Mark Benner, the city engineer-in-training who is paid an annual salary of $61,000, was away on state National Guard duty Friday when an investigator came to his office at the city streets and parks department.

The investigator was with the state Department of State’s Bureau of Enforcement and Investigation and wanted to speak with Benner, according to Adam Winder, department general manager.

The investigator was told Benner was away in the military. The agent said he would return to speak with Benner next week. He said the investigation was “nothing to be concerned about,” Winder said.

“I don’t know what you are talking about,” Mayor Gabriel J. Campana said.

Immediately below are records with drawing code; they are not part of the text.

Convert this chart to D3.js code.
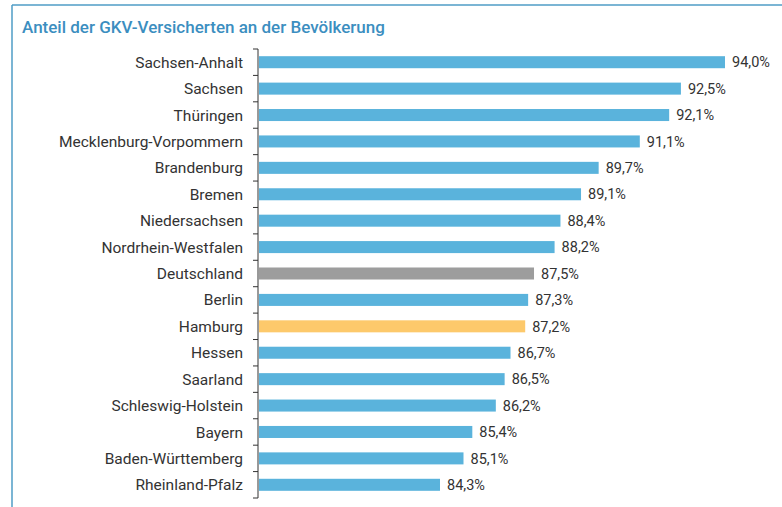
<!DOCTYPE html>
<html>
<head>
<meta charset="utf-8">
<script src="https://cdn.jsdelivr.net/npm/d3@7"></script>
<style>
  html, body { margin: 0; padding: 0; background: #fff; }
  svg { display: block; }
</style>
</head>
<body>
<svg id="chart" width="782" height="507"></svg>
<script>
const title = "Anteil der GKV-Versicherten an der Bevölkerung";
const categories = ["Sachsen-Anhalt","Sachsen","Thüringen","Mecklenburg-Vorpommern","Brandenburg","Bremen","Niedersachsen","Nordrhein-Westfalen","Deutschland","Berlin","Hamburg","Hessen","Saarland","Schleswig-Holstein","Bayern","Baden-Württemberg","Rheinland-Pfalz"];
const values = [94.0,92.5,92.1,91.1,89.7,89.1,88.4,88.2,87.5,87.3,87.2,86.7,86.5,86.2,85.4,85.1,84.3];
const highlight = {"Deutschland": "#9d9d9d", "Hamburg": "#fdc96b"};
const baseColor = "#5ab3dc";

const svg = d3.select("#chart");
const fmt = v => d3.format(".1f")(v).replace(".", ",") + "%";
const font = "Roboto, 'Open Sans', sans-serif";

// frame
svg.append("line").attr("x1", 12).attr("x2", 782).attr("y1", 5).attr("y2", 5)
  .attr("stroke", "#4f9cc6").attr("stroke-width", 1.5);
svg.append("line").attr("x1", 12).attr("x2", 12).attr("y1", 5).attr("y2", 507)
  .attr("stroke", "#4f9cc6").attr("stroke-width", 1.5);

svg.append("text").attr("x", 22).attr("y", 33)
  .attr("font-family", font).attr("font-size", 17).attr("font-weight", 500)
  .attr("fill", "#3b8ec0").text(title);

const axisX = 258;
const plotTop = 49, plotBottom = 498;
const x = d3.scaleLinear().domain([78.14, 94.0]).range([axisX + 1, 725]);
const y = d3.scaleBand().domain(categories).range([plotTop, plotBottom]).paddingInner(0.545).paddingOuter(0.2725);

// bars
svg.append("g").selectAll("rect").data(categories).join("rect")
  .attr("x", x(78.14))
  .attr("y", d => y(d))
  .attr("width", (d, i) => x(values[i]) - x(78.14))
  .attr("height", y.bandwidth())
  .attr("fill", d => highlight[d] || baseColor);

// value labels
svg.append("g").selectAll("text").data(categories).join("text")
  .attr("x", (d, i) => x(values[i]) + 7)
  .attr("y", d => y(d) + y.bandwidth() / 2)
  .attr("dy", "0.36em")
  .attr("font-family", font).attr("font-size", 14.5)
  .attr("fill", "#333").text((d, i) => fmt(values[i]));

// axis line
svg.append("line").attr("x1", axisX).attr("x2", axisX).attr("y1", plotTop).attr("y2", plotBottom)
  .attr("stroke", "#333").attr("stroke-width", 1);
// ticks at band boundaries
const bounds = d3.range(categories.length + 1).map(i => plotTop + i * (plotBottom - plotTop) / categories.length);
svg.append("g").selectAll("line").data(bounds).join("line")
  .attr("x1", axisX - 5).attr("x2", axisX).attr("y1", d => d).attr("y2", d => d)
  .attr("stroke", "#333").attr("stroke-width", 1);

// category labels
svg.append("g").selectAll("text").data(categories).join("text")
  .attr("x", axisX - 15)
  .attr("y", d => y(d) + y.bandwidth() / 2)
  .attr("dy", "0.36em")
  .attr("text-anchor", "end")
  .attr("font-family", font).attr("font-size", 15.5)
  .attr("fill", "#333").text(d => d);
</script>
</body>
</html>
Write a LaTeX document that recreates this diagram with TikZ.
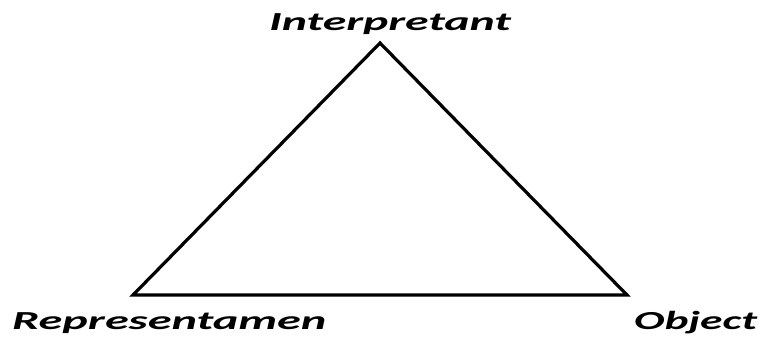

The Department of State investigates professional engineer licensing, according to a department spokeswoman reached Friday at the Harrisburg bureau.

Benner has a deadline of five years to obtain a professional engineering license, according to a former city engineer speaking about the requirement.

He joined as engineer-in-training on May 24. Engineers-in-training also must work and provide proof of tutelage under a professional engineer for five years, according to a retired city engineer who asked to remain anonymous.

The mayor was upset by the state agency probing his choice for engineer.

“Why is it (the investigation) happening prior to the general election vote and not mentioned when a prior engineer trainee had the same schooling?” Campana asked.

“Why wasn’t the question brought up two years ago when we had another engineer-in-training with the same training and not as much experience?” he asked.

The mayor made a unilateral decision to hire Benner and didn’t keep City Council informed of the decision.

Council had concerns because Benner was not a professional engineer and it might cost more to bring in a professional to sign-off and work on critical projects.

As a former employee, Benner was banned for a year from working on, or helping to decide on, any state Department of Transportation projects. Benner worked for 29 years at the department and is bound ethically not to work with PennDOT for 365 days. He joined in June.

Retired city engineer John Grado has worked part time — roughly a day a week — with Benner.

James Campbell, an engineer with Rettew, also has worked, in part, with Benner.

To obtain the engineering degree, trainees must work a certain amount of hours under a professional engineer and obtain 24 school credits every two years to renew the license application.

Grado worked for PennDOT for five years while he was an engineer-in-training. He then took a second part of the examination while working for the city, according to a city employee.

Benner might be getting informed about the requirements he must provide the department as he pursues his engineering license, a city employee said.